▸ **Goal of the exercise**
Wherever a line holds the word "matplotlib", copy that line out.

▸ **Data block**

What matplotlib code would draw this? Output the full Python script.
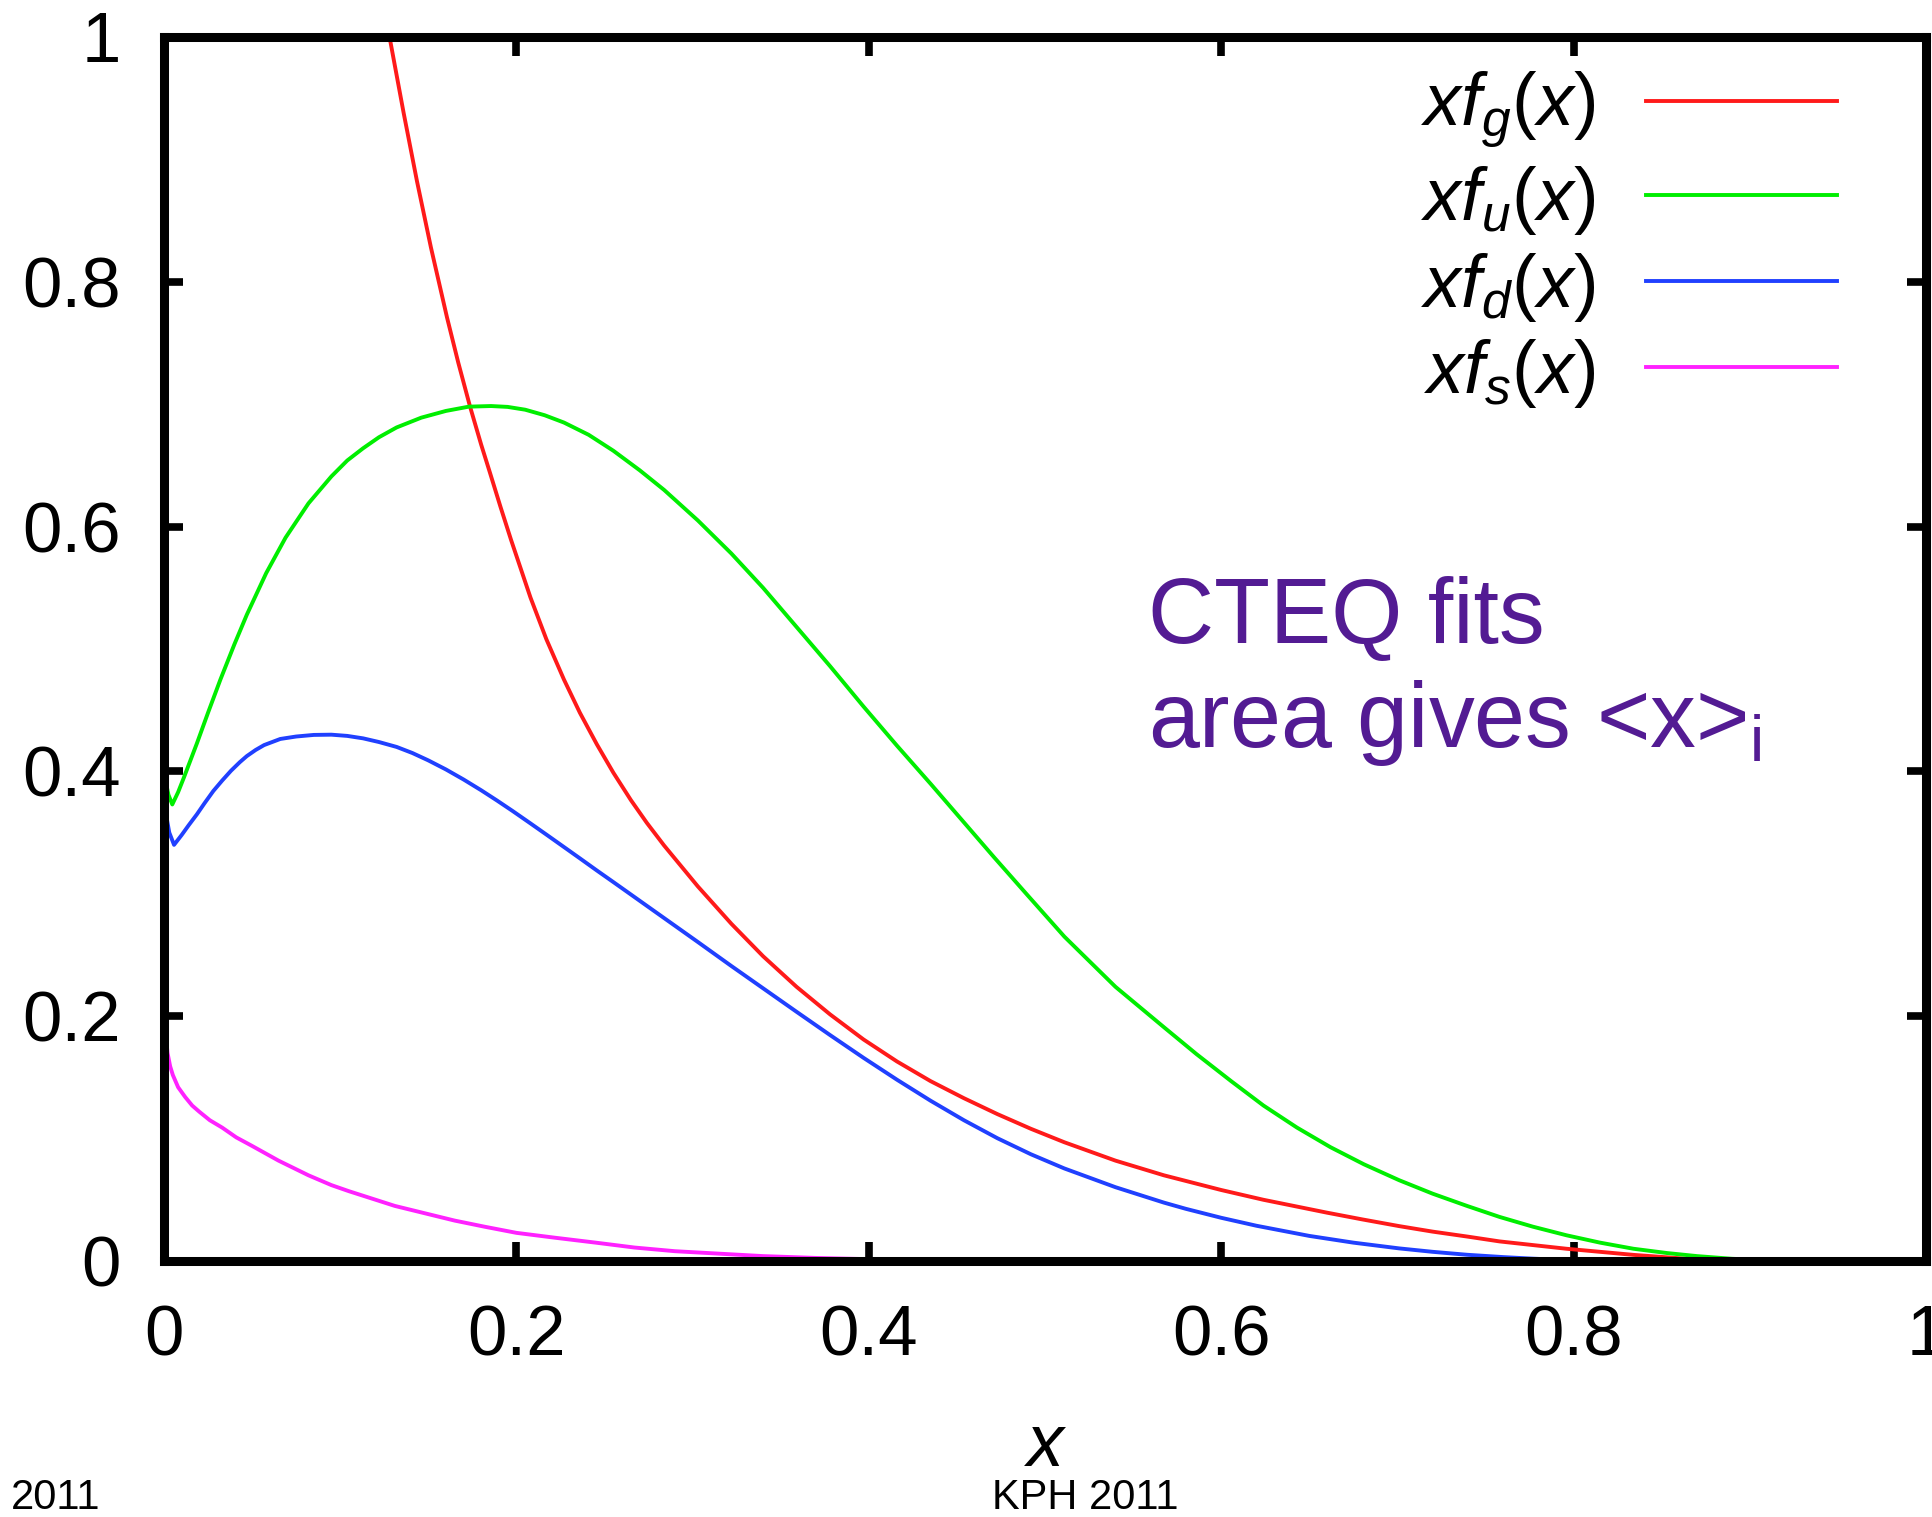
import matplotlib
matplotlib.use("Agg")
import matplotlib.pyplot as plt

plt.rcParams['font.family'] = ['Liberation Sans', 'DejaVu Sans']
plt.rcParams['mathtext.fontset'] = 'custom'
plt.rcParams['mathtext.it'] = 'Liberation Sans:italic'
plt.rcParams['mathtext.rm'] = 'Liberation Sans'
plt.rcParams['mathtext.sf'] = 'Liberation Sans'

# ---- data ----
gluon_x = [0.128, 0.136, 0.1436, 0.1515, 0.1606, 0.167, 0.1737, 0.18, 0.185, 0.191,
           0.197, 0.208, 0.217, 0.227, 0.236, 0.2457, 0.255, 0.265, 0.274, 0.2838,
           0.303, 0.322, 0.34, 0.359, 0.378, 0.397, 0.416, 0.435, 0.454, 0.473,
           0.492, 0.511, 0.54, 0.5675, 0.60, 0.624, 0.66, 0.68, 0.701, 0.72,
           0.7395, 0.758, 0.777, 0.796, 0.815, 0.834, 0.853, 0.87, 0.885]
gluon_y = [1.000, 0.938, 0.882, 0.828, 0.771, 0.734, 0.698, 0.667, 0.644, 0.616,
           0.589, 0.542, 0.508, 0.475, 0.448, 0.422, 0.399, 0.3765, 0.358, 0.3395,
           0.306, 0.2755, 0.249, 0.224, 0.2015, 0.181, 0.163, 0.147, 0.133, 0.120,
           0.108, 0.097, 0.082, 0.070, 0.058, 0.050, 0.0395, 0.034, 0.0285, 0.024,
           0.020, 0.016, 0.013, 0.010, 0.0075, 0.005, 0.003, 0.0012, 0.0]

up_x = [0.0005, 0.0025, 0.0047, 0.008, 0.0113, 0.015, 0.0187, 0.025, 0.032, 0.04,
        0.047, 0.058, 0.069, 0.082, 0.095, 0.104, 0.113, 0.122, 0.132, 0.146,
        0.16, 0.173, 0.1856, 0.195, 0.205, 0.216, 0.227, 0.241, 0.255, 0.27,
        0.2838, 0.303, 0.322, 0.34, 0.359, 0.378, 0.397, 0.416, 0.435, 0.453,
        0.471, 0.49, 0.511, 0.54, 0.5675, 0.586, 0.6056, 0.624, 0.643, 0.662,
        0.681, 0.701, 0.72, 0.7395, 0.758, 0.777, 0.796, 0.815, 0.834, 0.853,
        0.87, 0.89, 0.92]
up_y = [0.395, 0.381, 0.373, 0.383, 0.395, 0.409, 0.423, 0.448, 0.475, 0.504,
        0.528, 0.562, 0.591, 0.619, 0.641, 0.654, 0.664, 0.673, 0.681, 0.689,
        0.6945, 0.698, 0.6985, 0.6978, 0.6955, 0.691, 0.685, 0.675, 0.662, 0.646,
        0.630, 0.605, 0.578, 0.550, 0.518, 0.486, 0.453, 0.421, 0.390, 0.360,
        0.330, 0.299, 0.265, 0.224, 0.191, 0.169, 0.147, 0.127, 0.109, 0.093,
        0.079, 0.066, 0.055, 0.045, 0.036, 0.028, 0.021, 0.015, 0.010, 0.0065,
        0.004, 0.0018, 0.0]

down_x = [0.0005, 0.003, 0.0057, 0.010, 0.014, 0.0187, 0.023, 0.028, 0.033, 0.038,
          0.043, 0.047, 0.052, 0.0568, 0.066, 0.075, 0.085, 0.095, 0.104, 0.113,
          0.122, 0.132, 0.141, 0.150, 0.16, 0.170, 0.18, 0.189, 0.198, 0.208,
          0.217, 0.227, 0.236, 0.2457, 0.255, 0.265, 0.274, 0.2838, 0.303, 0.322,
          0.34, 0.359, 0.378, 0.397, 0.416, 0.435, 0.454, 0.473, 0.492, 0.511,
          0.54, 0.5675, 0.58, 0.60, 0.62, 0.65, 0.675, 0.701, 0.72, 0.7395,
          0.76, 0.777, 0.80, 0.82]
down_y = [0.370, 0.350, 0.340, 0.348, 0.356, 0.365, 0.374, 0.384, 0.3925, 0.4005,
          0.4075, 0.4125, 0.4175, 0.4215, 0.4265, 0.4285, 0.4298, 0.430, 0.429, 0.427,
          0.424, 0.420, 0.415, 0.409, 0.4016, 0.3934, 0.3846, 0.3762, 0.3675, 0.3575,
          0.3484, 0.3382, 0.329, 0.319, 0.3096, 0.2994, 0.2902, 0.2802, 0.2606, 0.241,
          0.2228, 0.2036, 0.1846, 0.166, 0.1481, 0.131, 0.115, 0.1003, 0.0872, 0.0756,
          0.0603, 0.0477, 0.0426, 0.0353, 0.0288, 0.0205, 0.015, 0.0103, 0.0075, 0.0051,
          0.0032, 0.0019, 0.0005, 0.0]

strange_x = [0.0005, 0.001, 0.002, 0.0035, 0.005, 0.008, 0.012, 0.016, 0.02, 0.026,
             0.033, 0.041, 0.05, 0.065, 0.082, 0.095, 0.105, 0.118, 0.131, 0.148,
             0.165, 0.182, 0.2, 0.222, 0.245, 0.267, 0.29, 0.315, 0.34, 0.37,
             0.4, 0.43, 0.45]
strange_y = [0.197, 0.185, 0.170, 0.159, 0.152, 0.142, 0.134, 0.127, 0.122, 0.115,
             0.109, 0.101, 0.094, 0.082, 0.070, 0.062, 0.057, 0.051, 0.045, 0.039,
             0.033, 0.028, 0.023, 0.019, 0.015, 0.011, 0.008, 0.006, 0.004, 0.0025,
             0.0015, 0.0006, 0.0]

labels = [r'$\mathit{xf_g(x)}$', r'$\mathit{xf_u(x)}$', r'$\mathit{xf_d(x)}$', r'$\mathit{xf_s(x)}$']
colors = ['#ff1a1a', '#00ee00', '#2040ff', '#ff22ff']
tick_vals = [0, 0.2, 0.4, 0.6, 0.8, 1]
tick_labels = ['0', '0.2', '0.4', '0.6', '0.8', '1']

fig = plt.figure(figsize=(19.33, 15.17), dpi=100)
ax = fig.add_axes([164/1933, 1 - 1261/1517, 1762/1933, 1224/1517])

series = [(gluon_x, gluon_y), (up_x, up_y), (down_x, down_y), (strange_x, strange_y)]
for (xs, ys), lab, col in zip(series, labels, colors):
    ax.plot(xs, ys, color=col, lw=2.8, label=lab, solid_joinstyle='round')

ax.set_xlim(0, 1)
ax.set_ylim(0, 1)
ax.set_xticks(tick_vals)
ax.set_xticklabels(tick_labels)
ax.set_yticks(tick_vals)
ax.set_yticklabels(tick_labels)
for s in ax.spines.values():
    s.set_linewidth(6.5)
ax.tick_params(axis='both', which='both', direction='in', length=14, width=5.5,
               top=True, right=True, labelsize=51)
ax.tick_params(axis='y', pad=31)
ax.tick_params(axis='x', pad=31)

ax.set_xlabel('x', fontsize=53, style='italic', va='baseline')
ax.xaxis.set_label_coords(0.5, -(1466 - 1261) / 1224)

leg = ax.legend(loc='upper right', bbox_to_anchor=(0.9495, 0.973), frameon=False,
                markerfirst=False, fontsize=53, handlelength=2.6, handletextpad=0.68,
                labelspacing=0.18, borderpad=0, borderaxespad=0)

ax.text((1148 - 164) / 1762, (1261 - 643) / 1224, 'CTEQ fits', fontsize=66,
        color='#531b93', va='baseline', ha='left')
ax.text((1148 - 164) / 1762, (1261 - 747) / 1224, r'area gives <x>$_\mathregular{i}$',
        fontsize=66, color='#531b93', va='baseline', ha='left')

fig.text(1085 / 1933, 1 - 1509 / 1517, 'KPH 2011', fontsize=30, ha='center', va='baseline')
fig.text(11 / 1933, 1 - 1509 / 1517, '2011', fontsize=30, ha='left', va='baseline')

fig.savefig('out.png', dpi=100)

▸ **In response**
What matplotlib code would draw this? Output the full Python script.
import matplotlib
matplotlib.use("Agg")
import matplotlib.pyplot as plt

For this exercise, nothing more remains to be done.